Census outreach work that was supposed to wrap up in March has been extended to Oct. 31, even though funding levels have remained the same. (U.S. Census Bureau)
Census outreach work that was supposed to wrap up in March has been extended to Oct. 31, even though funding levels have remained the same. (U.S. Census Bureau)
May 21, 2020

DENVER -- Making sure that all residents are counted in the 2020 Census got a lot harder after the coronavirus pandemic forced Colorado communities into lockdown, and reaching hard-to-count communities became even more challenging.

Lizette Escobedo is director of national census programs for the NALEO Educational Fund, which focuses on Latino communities. She says all of her group's original plans for community-based outreach went out the window.

"We also had to create all these opportunities for online surges, where you can get 50 to 100 organizations to -- all on the same week -- just encourage everyone to participate in the census," she states.

Escobedo says her team has shifted focus to meeting people who have not yet filled out the form wherever they are, and these days that means on social media and streaming services.

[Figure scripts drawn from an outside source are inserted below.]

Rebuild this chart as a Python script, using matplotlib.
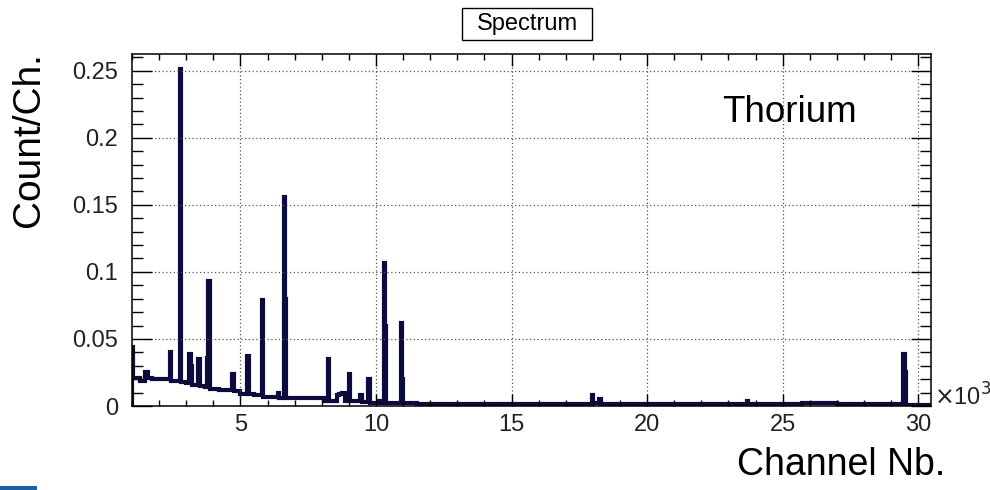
import matplotlib.pyplot as plt
from matplotlib.patches import Rectangle
from matplotlib.ticker import MultipleLocator, FuncFormatter

plt.rcParams['font.family'] = ['Liberation Sans', 'DejaVu Sans']

# histogram bins (channel edges, counts per channel)
chan_edges = [1000, 1050, 1300, 1480, 1600, 1750, 2400, 2450, 2760, 2810,
              3000, 3120, 3170, 3220, 3450, 3500, 3700, 3770, 3820, 3870,
              4200, 4700, 4750, 5000, 5250, 5300, 5500, 5780, 5830, 6370,
              6420, 6600, 6650, 6690, 7000, 8080, 8230, 8280, 8550, 8650,
              8750, 8850, 9000, 9050, 9400, 9500, 9720, 9770, 10100, 10200,
              10280, 10330, 10370, 10920, 10970, 11010, 11500, 17950, 18020, 18220,
              18300, 23680, 23730, 25700, 27000, 29450, 29500, 29540, 30400]
counts = [0.044, 0.021, 0.019, 0.025, 0.021, 0.020, 0.040, 0.019, 0.251, 0.018,
          0.017, 0.039, 0.030, 0.016, 0.035, 0.015, 0.014, 0.036, 0.093, 0.013,
          0.012, 0.024, 0.011, 0.009, 0.037, 0.009, 0.008, 0.079, 0.007, 0.010,
          0.006, 0.156, 0.080, 0.006, 0.006, 0.004, 0.035, 0.004, 0.008, 0.009,
          0.010, 0.004, 0.024, 0.004, 0.008, 0.003, 0.020, 0.002, 0.004, 0.002,
          0.107, 0.060, 0.002, 0.062, 0.020, 0.002, 0.0015, 0.008, 0.002, 0.005,
          0.0015, 0.004, 0.0015, 0.002, 0.0015, 0.039, 0.025, 0.001]

x_ticks = [5000, 10000, 15000, 20000, 25000, 30000]
y_ticks = [0, 0.05, 0.1, 0.15, 0.2, 0.25]

fig = plt.figure(figsize=(9.9, 4.9), dpi=100)
ax = fig.add_axes([132 / 990, 1 - 406 / 490, (931 - 132) / 990, (406 - 54) / 490])

ax.stairs(counts, chan_edges, color='#0b0b3d', linewidth=3.0)

ax.set_xlim(1000, 30470)
ax.set_ylim(0, 0.2625)

ax.set_xticks(x_ticks)
ax.set_yticks(y_ticks)
ax.xaxis.set_minor_locator(MultipleLocator(1000))
ax.yaxis.set_minor_locator(MultipleLocator(0.01))
ax.xaxis.set_major_formatter(FuncFormatter(lambda v, p: '%d' % round(v / 1000)))
ax.yaxis.set_major_formatter(FuncFormatter(lambda v, p: '0' if v == 0 else ('%g' % v)))

ax.tick_params(axis='both', which='both', direction='in', top=True, right=True,
               colors='black', width=1.0)
ax.tick_params(axis='x', which='major', length=8.5, pad=6, labelsize=17)
ax.tick_params(axis='x', which='minor', length=4.3)
ax.tick_params(axis='y', which='major', length=14.5, pad=10, labelsize=17)
ax.tick_params(axis='y', which='minor', length=8)
for lab in ax.get_xticklabels() + ax.get_yticklabels():
    lab.set_color('#222222')

ax.grid(True, which='major', color='#555555', linestyle=(0, (1, 2)), linewidth=0.9)
for s in ax.spines.values():
    s.set_linewidth(1.1)
    s.set_color('black')

# axis texts placed like the ROOT canvas
fig.text(945 / 990, 1 - 465 / 490, 'Channel Nb.', ha='right', va='center', fontsize=27)
fig.text(29 / 990, 1 - 140 / 490, 'Count/Ch.', ha='center', va='center',
         rotation=90, fontsize=28)
fig.text(722 / 990, 1 - 112 / 490, 'Thorium', ha='left', va='center', fontsize=26.5)
fig.text(934 / 990, 1 - 397 / 490, r'$\times$10$^{3}$', ha='left', va='center',
         fontsize=17, color='#222222')

# title box
fig.patches.append(Rectangle((462 / 990, 1 - 40 / 490), 130 / 990, 32 / 490,
                             transform=fig.transFigure, facecolor='white',
                             edgecolor='black', linewidth=1.0))
fig.text(527 / 990, 1 - 24 / 490, 'Spectrum', ha='center', va='center', fontsize=17)

# cut-off logo strip in the lower left corner
fig.patches.append(Rectangle((0, 0), 37 / 990, 4 / 490, transform=fig.transFigure,
                             facecolor='#1f5fa8', edgecolor='none'))

fig.savefig('out.png', dpi=100)
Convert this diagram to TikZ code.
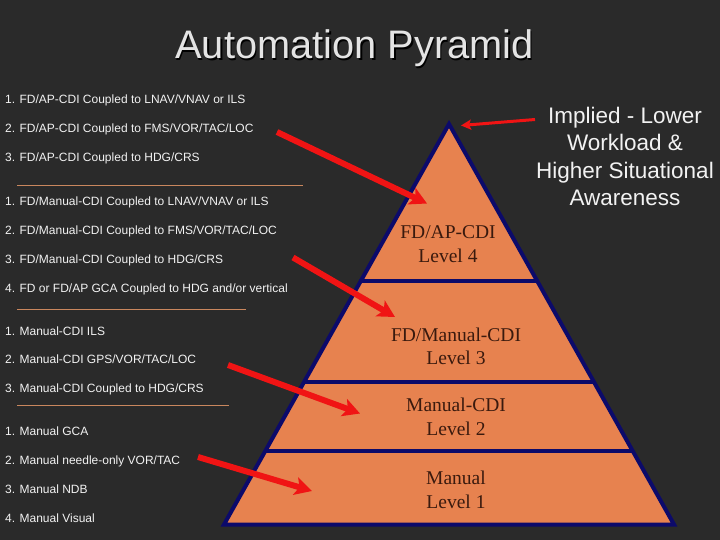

Escobedo says the stakes for getting an accurate count are high. Census data is used to determine political representation, and distributing $13 billion in Colorado each year for health, education, seniors programs and more.

Escobedo says the controversy over a potential citizenship question on the census remains a barrier for communities of color with a history of legitimate distrust of government. She points to a survey showing that half of all respondents did not know the question had been removed.

"Making ourselves seen, making ourselves counted, it's impossible to ignore our community and our priorities," she stresses. "I think when we look back at history, we can say in a moment where there were all these attempts to make us invisible, to not make us heard, we did the opposite."

NALEO has trained more than 3,000 people at more than 200 events, including in Denver and Pueblo, reminding people that all data collected by the census is confidential and cannot be shared with other government agencies.

Escobedo encourages anyone with questions about the census to call a toll-free hotline at 877-EL-CENSO, or 877-352-3676. Census forms can be filled out online at www.my2020census.gov.